É fato que a graça de Deus toca a alma humana a propósito deste ou daquele aspecto que o mundo contemporâneo herdou do passado, de modo a nos dar a impressão de que o objeto contemplado se acha todo impregnado da mesma graça. Na verdade, o que admiramos será uma coisa natural, repassada de beleza e proporção, porém mero instrumento através do qual o dom divino exerce sua ação benfazeja sobre nosso espírito.
A ogiva desperta em nós bons sentimentos e eleva nossas almas às considerações das maravilhas divinas
Assim nos aparecem, por exemplo, os monumentos europeus, muitos deles construídos na plena era do amor de Deus, isto é, no apogeu da Idade Média, quando se delineou o sorriso — prenhe de afabilidade, de majestade e de uma discreta melancolia — do gótico.
Ela produz no homem um certo bem-estar e deleite de espírito, pelos quais a existência quotidiana se lhe torna menos árdua
Tal impressão se faz notar, particularmente, quando admiramos uma ogiva: esta, pelo mencionado influxo da graça que nos move a admirá-la, desperta em nós bons sentimentos em relação ao Primeiro Mandamento, eleva nossas cogitações para as maravilhas divinas, de um lado; enquanto, de outro, produz sobre o temperamento do homem uma forma de quietude equilibrada, uma ordenação interior, um certo bem-estar e deleite de espírito sem os quais o existir quotidiano se lhe torna árduo ao extremo. Através desse deleite, desse equilíbrio, ele encontra a paz.

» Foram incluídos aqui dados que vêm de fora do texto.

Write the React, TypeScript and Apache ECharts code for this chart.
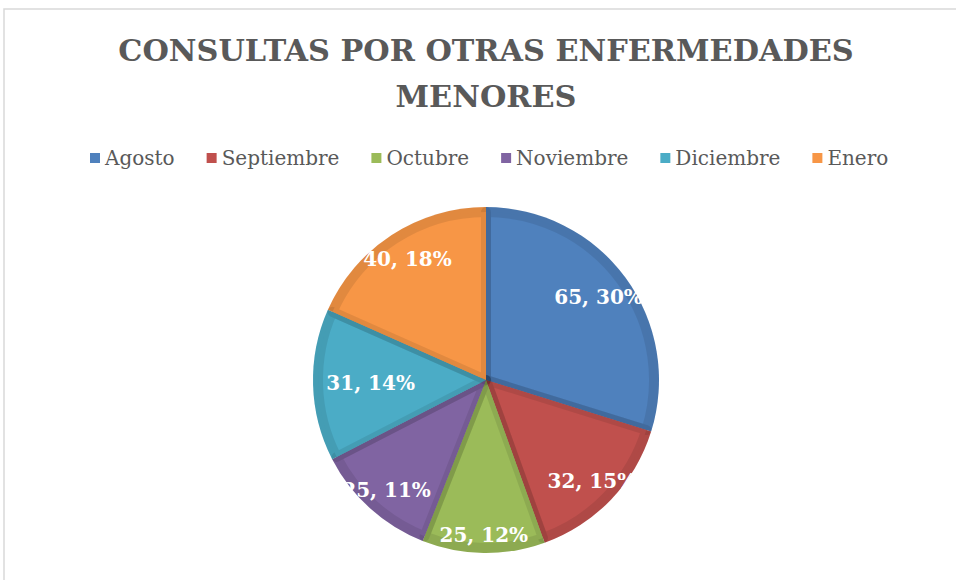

Manifesta mil doçuras e mil flores que convidam o homem para uma necessária e comedida ascese, mais espiritual do que física
Mais ainda. A ogiva, conferindo-lhe essa tranqüilidade de alma, amaina por isso mil ansiedades e ardências, e o convida a uma necessária e comedida ascese. Dir-se-ia ser a ogiva uma espécie de gráfico da ordem do universo, que orienta o homem para essa valiosa disposição ascética, não rebarbativa, mas florida, mais espiritual que física. Porque o gótico empenha-se em manifestar mil doçuras e mil flores, as quais são de molde a oferecer ao homem alegrias e satisfações que desarmam muitas das objeções da anti-ascese.
Com essa suavidade, a ogiva acerta, ajeita e tranqüiliza o que houver de desarranjado no coração humano. Filha de uma arte inspirada pela graça divina, ela acaba exprimindo uma harmonia mais pensada por Deus do que pelos homens. Por isso é de uma extraordinária beleza!